> **Challenge**
Retype nothing but the lines from the start of the material up to and including the line with "death_or, death_lo, death_hi = 1.08, 1.00, 1.17". Pictures don't belong in the copy.

[Data section start]

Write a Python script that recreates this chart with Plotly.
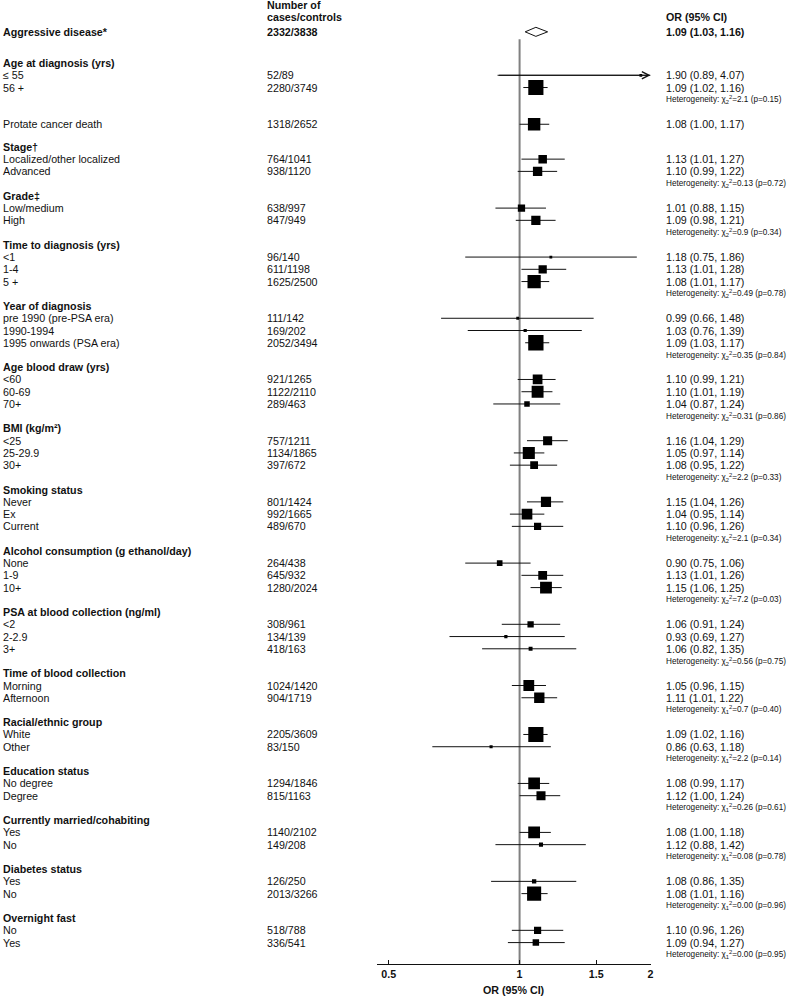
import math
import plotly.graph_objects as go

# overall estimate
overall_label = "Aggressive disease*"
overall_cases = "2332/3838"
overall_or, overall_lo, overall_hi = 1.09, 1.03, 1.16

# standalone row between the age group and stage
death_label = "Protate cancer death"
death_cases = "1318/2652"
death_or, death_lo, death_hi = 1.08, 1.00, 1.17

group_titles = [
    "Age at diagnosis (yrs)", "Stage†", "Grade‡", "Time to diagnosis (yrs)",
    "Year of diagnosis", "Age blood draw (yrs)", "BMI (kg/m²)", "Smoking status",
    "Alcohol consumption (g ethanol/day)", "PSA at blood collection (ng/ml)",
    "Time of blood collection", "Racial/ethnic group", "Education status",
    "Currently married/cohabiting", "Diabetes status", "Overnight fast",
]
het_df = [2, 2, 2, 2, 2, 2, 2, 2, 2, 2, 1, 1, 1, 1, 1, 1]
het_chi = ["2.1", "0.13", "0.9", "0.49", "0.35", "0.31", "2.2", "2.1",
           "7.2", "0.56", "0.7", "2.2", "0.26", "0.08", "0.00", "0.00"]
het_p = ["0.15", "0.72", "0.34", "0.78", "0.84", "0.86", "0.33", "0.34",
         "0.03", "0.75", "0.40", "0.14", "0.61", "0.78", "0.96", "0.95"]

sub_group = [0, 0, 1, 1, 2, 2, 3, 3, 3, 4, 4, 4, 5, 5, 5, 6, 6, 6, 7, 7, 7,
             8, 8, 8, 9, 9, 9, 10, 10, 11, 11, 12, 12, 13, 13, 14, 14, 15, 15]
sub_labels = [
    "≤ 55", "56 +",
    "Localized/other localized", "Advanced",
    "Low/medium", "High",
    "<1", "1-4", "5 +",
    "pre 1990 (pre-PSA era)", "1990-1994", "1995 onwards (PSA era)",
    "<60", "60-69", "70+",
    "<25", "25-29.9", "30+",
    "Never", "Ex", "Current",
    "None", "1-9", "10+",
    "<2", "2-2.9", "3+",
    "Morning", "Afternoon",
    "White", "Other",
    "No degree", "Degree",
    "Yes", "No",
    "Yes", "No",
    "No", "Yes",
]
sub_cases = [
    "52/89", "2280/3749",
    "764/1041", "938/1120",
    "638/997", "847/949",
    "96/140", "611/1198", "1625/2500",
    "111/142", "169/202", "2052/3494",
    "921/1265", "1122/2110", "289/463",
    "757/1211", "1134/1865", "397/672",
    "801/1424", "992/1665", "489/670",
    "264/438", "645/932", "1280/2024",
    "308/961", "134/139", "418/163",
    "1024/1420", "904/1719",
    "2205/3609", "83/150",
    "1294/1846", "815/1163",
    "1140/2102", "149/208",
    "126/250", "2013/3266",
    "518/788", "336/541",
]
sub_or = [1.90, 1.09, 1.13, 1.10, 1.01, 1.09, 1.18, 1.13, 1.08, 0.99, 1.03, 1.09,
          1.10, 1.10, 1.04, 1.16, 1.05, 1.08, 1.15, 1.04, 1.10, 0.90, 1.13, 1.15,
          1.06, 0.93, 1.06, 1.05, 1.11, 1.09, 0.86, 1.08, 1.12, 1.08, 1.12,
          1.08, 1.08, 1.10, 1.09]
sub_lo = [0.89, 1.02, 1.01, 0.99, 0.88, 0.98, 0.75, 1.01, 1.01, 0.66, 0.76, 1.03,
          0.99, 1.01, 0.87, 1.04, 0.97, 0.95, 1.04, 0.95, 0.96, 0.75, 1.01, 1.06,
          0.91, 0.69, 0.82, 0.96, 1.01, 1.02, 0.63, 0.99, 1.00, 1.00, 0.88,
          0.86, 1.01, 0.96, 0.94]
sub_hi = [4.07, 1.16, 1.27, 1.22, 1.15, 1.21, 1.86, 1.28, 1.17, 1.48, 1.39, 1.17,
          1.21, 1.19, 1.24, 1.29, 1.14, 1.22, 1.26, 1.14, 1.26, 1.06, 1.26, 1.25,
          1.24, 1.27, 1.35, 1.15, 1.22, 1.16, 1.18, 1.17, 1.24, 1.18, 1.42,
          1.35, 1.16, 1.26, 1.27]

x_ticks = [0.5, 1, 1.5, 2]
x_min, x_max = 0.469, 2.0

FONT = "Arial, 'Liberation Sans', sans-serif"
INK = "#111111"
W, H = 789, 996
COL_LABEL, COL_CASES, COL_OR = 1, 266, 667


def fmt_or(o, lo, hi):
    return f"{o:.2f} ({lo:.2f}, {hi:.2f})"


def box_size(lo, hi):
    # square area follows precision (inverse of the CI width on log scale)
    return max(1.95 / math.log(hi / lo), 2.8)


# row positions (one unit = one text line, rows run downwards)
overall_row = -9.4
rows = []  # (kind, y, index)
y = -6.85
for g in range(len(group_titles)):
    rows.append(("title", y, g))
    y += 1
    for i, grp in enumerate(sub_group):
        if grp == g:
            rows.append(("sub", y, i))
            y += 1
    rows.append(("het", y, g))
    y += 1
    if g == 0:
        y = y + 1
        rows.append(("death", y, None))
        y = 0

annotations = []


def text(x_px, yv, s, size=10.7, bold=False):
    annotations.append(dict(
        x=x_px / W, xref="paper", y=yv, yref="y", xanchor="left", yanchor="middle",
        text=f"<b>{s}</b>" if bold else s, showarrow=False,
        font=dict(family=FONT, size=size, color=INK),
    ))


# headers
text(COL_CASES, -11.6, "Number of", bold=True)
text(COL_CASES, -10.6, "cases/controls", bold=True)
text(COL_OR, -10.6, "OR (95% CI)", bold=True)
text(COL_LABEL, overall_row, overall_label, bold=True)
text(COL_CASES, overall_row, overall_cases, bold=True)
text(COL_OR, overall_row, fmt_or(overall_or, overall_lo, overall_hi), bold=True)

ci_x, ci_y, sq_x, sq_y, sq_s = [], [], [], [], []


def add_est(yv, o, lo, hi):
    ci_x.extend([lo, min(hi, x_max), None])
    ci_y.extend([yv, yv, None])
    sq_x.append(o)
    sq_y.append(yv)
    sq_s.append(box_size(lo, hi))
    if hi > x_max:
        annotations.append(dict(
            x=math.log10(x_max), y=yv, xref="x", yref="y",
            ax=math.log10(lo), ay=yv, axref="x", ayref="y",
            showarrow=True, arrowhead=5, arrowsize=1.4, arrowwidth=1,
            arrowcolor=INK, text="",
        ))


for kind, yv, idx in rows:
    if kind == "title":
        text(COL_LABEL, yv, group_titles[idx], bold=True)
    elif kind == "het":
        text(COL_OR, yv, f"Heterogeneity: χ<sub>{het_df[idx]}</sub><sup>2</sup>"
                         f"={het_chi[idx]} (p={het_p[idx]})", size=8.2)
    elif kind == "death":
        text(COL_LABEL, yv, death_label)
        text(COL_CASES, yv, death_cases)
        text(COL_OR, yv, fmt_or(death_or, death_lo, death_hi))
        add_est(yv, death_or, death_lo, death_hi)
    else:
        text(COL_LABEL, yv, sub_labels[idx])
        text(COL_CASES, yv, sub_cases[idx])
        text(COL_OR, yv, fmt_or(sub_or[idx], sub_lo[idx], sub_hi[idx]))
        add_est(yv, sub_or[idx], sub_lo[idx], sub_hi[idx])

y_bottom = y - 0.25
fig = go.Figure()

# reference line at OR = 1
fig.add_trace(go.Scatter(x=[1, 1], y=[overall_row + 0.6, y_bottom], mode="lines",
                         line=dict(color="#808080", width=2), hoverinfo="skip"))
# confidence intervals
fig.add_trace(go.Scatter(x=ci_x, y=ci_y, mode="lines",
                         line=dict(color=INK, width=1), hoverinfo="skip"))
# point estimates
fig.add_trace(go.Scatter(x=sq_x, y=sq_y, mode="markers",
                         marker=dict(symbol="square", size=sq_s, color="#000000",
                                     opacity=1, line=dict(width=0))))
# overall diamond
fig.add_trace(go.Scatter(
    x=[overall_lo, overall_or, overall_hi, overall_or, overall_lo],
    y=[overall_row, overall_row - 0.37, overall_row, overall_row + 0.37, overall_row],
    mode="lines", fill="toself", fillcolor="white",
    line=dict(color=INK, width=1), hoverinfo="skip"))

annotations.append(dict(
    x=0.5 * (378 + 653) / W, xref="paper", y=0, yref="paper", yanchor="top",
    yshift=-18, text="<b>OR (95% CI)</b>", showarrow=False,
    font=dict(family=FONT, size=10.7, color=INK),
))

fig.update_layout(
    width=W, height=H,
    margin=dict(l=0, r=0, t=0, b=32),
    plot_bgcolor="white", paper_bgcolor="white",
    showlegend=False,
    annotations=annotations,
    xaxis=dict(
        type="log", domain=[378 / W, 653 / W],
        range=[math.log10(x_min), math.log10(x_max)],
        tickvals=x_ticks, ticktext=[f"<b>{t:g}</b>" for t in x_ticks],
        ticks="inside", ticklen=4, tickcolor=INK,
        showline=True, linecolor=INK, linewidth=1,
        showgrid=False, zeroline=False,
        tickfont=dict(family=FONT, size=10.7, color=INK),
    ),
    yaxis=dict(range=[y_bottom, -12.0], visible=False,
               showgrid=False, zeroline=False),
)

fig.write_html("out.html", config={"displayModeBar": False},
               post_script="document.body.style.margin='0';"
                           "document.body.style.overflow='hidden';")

[Data section end]

> **Full output**
Write a Python script that recreates this chart with Plotly.
import math
import plotly.graph_objects as go

# overall estimate
overall_label = "Aggressive disease*"
overall_cases = "2332/3838"
overall_or, overall_lo, overall_hi = 1.09, 1.03, 1.16

# standalone row between the age group and stage
death_label = "Protate cancer death"
death_cases = "1318/2652"
death_or, death_lo, death_hi = 1.08, 1.00, 1.17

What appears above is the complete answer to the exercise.